EcoMo 09


EcoMo09 – The Team


In September 2009, the Centre for Sustainable Communication sent David Kjelkerud, Jorge L. Zapico and Henrik Berggren (left to right) to the development camp EcoMo09. This is the story.

EcoMo09 – The Event

EcoMo09 was a 24h dev camp competition with an ecological theme, situated at BASH Studios in London. Participants were encouraged to come up with ideas that would benefit a greener world. The setup for the event was straightforward: A number of coders meet up to hack on projects and present their results after 24 hours.

In addition to intense coding the 24 hours were also consumed on other activities as well. The participating companies (Pachube, AMEE and Earth Open Source) held workshops on their APIs, and there were even a few Qigong sessions.

Even though the event was a framed as a competition it had a relaxed feeling, people chatting and exchanging ideas and suggestions. It was as much a social event as a competition.

Hacking at 3.a.m

EcoMo 09 – Carbon.to

Our contribution started with the idea that in our everyday life we are increasingly exposed to carbon dioxide information for our everyday life. From the grams CO2 the burger we ordered produced to the tons our travel created. The skill to understand this kind of information it is however under development and it is quite difficult to interprete, understand and relate to numeric carbon dioxide infomation. How much is 1kg of CO2? Is it a lot? Is it little? Our idea was to create a simple tool to transform carbon information between different units, trying to help understanding these numbers better, trying to improve our carbon literacy.

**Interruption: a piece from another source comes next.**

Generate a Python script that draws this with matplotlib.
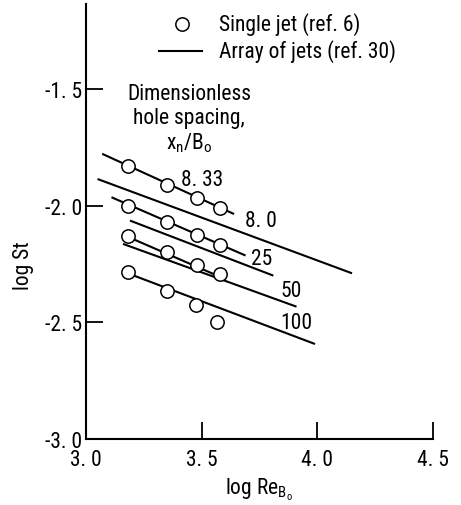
import matplotlib
matplotlib.use("Agg")
import matplotlib.pyplot as plt
import numpy as np

plt.rcParams["font.family"] = ["Roboto Condensed", "DejaVu Sans"]
plt.rcParams["mathtext.fontset"] = "custom"
plt.rcParams["mathtext.rm"] = "Roboto Condensed"

# single jet data (circles), log Re vs log St
re_single = [3.18, 3.35, 3.48, 3.58]
st_833 = [-1.831, -1.911, -1.968, -2.011]
st_25 = [-2.003, -2.071, -2.126, -2.168]
st_50 = [-2.129, -2.200, -2.254, -2.293]
re_100 = [3.18, 3.35, 3.475, 3.565]
st_100 = [-2.286, -2.364, -2.426, -2.497]

# line segments: (x0, x1), (y0, y1)
lines_x = [(3.07, 3.64), (3.05, 4.15), (3.11, 3.69), (3.19, 3.81),
           (3.17, 3.60), (3.16, 3.91), (3.17, 3.99)]
lines_y = [(-1.778, -2.036), (-1.886, -2.290), (-1.964, -2.214), (-2.064, -2.300),
           (-2.129, -2.314), (-2.164, -2.433), (-2.286, -2.593)]

spacing_labels = ["8. 33", "8. 0", "25", "50", "100"]
label_x = [3.50, 3.757, 3.76, 3.889, 3.91]
label_y = [-1.886, -2.064, -2.228, -2.364, -2.50]

FS = 15.5

fig = plt.figure(figsize=(4.61, 5.06), dpi=100)
ax = fig.add_axes([86 / 461, 1 - 440 / 506, 347 / 461, 435 / 506])

for xs, ys in zip(lines_x, lines_y):
    ax.plot(xs, ys, color="black", lw=1.5, solid_capstyle="butt", zorder=2)

for xs, ys in [(re_single, st_833), (re_single, st_25), (re_single, st_50), (re_100, st_100)]:
    ax.plot(xs, ys, "o", ms=9.6, mfc="white", mec="black", mew=1.1, zorder=3)

for lab, x, y in zip(spacing_labels, label_x, label_y):
    ax.text(x, y, lab, fontsize=FS, ha="center", va="center")

ax.text(3.446, -1.475, "Dimensionless\nhole spacing,\n$\\mathregular{x_n/B_o}$",
        fontsize=FS, ha="center", va="top", linespacing=1.15)

# legend drawn by hand
ax.plot([3.414], [-1.22], "o", ms=9.6, mfc="white", mec="black", mew=1.1, clip_on=False)
ax.plot([3.314, 3.503], [-1.337, -1.337], color="black", lw=1.5, clip_on=False)
ax.text(3.574, -1.22, "Single jet (ref. 6)", fontsize=FS, va="center")
ax.text(3.574, -1.337, "Array of jets (ref. 30)", fontsize=FS, va="center")

ax.set_xlim(3.0, 4.5)
ax.set_ylim(-3.0, -1.136)
ax.set_xticks([3.0, 3.5, 4.0, 4.5])
ax.set_xticklabels(["3. 0", "3. 5", "4. 0", "4. 5"])
ax.set_yticks([-3.0, -2.5, -2.0, -1.5])
ax.set_yticklabels(["-3. 0", "-2. 5", "-2. 0", "-1. 5"])
ax.tick_params(direction="in", length=12, width=1.3, labelsize=FS)
ax.tick_params(axis="x", pad=7)
ax.tick_params(axis="y", pad=3)
ax.spines["top"].set_visible(False)
ax.spines["right"].set_visible(False)
for s in ["left", "bottom"]:
    ax.spines[s].set_linewidth(1.5)

ax.set_xlabel("log $\\mathregular{Re_{B_o}}$", fontsize=FS)
ax.set_ylabel("log St", fontsize=FS)
ax.xaxis.set_label_coords(0.5, -0.085)
ax.yaxis.set_label_coords(-0.15, 0.4)

fig.savefig("out.png", dpi=100)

The result is carbon.to a web application that allows to:

  • Transform carbon dioxide information to other units for example km of train.
  • Compare different footprints for instance how many apples footprints equal a 4 hours flight
  • Use as an API to transform CO2 information and present it in your own service in another unit. For instance: carbon.to/apples?co2=10 gives you back an XML with how many

carbonto01

EcoMo 09 – The projects

There were nine teams in total participating in the hack with different projects. The sizes of the teams varied from lone coders to well oiled groups of six people. The main platform was the web but one of the teams focused on mobile development on both iPhone and Android.

Three of the more interesting projects presented on the morning was free.near.me, Tom Parkers cross-modal transport calculator and Green map.

  • Free.near.me: This project was developed by Alex Butcher, Nick Butcher, Jason Cale and Seb Nash. free.near.me is a web and mobile app that aggregates data from the biggest online freecycling communities. The idea behind freecycling is that people give away stuff they don’t use anymore to others. All of these things are usually first come first serve so to get the good stuff you have to be observant. But, with free.near.me you can subscribe to freecycling giveaways near your home or work and get automatic push notifications when new things happen. A very nifty thing!
  • Cross-modal transport calculator: Tom parker built a helpful tool for people that want’s to travel more sustainable. In his simple web tool people can enter a trip between two locations and it show the possible ways to travel and how much co2 the different choices emit. Tom’s project was extra cool since he used our API to convert the co2 value emitted into bottles of beer.
  • Green map: Last but not least was the guys behind the green map. The green map is a project which encourages people to create maps that show things that are green, this could be ecological stores and restaurants or other things related to the environment. What this team did was enable creators of these maps to make them accessible via iPhone and Android.

All nine projects that came out of the hack was impressive and we look forward to next years event.